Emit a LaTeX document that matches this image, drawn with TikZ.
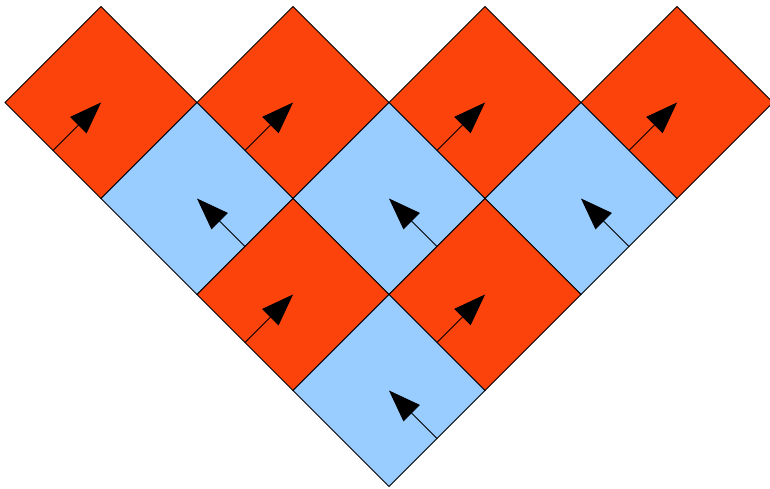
\documentclass[tikz,border=0pt]{standalone}
\usetikzlibrary{shapes.geometric,arrows.meta}
\definecolor{tilered}{RGB}{252,67,12}
\definecolor{tileblue}{RGB}{153,204,255}
\begin{document}
\begin{tikzpicture}[x=1pt,y=-1pt,
  tile/.style={diamond,draw=black,line width=0.8pt,minimum width=192pt,minimum height=192pt,inner sep=0pt,outer sep=0pt},
  redtile/.style={tile,fill=tilered},
  bluetile/.style={tile,fill=tileblue},
  vec/.style={line width=0.8pt,-{Triangle[length=32pt,width=23pt]}}]
\useasboundingbox (0,0) rectangle (770,489);
% row 0 (red)
\node[redtile] (a1) at (101,102.5) {};
\node[redtile] (a2) at (293,102.5) {};
\node[redtile] (a3) at (485,102.5) {};
\node[redtile] (a4) at (677,102.5) {};
% row 1 (blue)
\node[bluetile] (b1) at (197,198.5) {};
\node[bluetile] (b2) at (389,198.5) {};
\node[bluetile] (b3) at (581,198.5) {};
% row 2 (red)
\node[redtile] (c1) at (293,294.5) {};
\node[redtile] (c2) at (485,294.5) {};
% row 3 (blue)
\node[bluetile] (d1) at (389,390.5) {};
% arrows
\foreach \n in {a1,a2,a3,a4,c1,c2}{\draw[vec] (\n.south west) -- (\n.center);}
\foreach \n in {b1,b2,b3,d1}{\draw[vec] (\n.south east) -- (\n.center);}
\end{tikzpicture}
\end{document}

--------------------------------

Short exercise —
Write out again every line above exactly as given; the pictures do not belong in the copy.

Response to the exercise —
Emit a LaTeX document that matches this image, drawn with TikZ.
\documentclass[tikz,border=0pt]{standalone}
\usetikzlibrary{shapes.geometric,arrows.meta}
\definecolor{tilered}{RGB}{252,67,12}
\definecolor{tileblue}{RGB}{153,204,255}
\begin{document}
\begin{tikzpicture}[x=1pt,y=-1pt,
  tile/.style={diamond,draw=black,line width=0.8pt,minimum width=192pt,minimum height=192pt,inner sep=0pt,outer sep=0pt},
  redtile/.style={tile,fill=tilered},
  bluetile/.style={tile,fill=tileblue},
  vec/.style={line width=0.8pt,-{Triangle[length=32pt,width=23pt]}}]
\useasboundingbox (0,0) rectangle (770,489);
% row 0 (red)
\node[redtile] (a1) at (101,102.5) {};
\node[redtile] (a2) at (293,102.5) {};
\node[redtile] (a3) at (485,102.5) {};
\node[redtile] (a4) at (677,102.5) {};
% row 1 (blue)
\node[bluetile] (b1) at (197,198.5) {};
\node[bluetile] (b2) at (389,198.5) {};
\node[bluetile] (b3) at (581,198.5) {};
% row 2 (red)
\node[redtile] (c1) at (293,294.5) {};
\node[redtile] (c2) at (485,294.5) {};
% row 3 (blue)
\node[bluetile] (d1) at (389,390.5) {};
% arrows
\foreach \n in {a1,a2,a3,a4,c1,c2}{\draw[vec] (\n.south west) -- (\n.center);}
\foreach \n in {b1,b2,b3,d1}{\draw[vec] (\n.south east) -- (\n.center);}
\end{tikzpicture}
\end{document}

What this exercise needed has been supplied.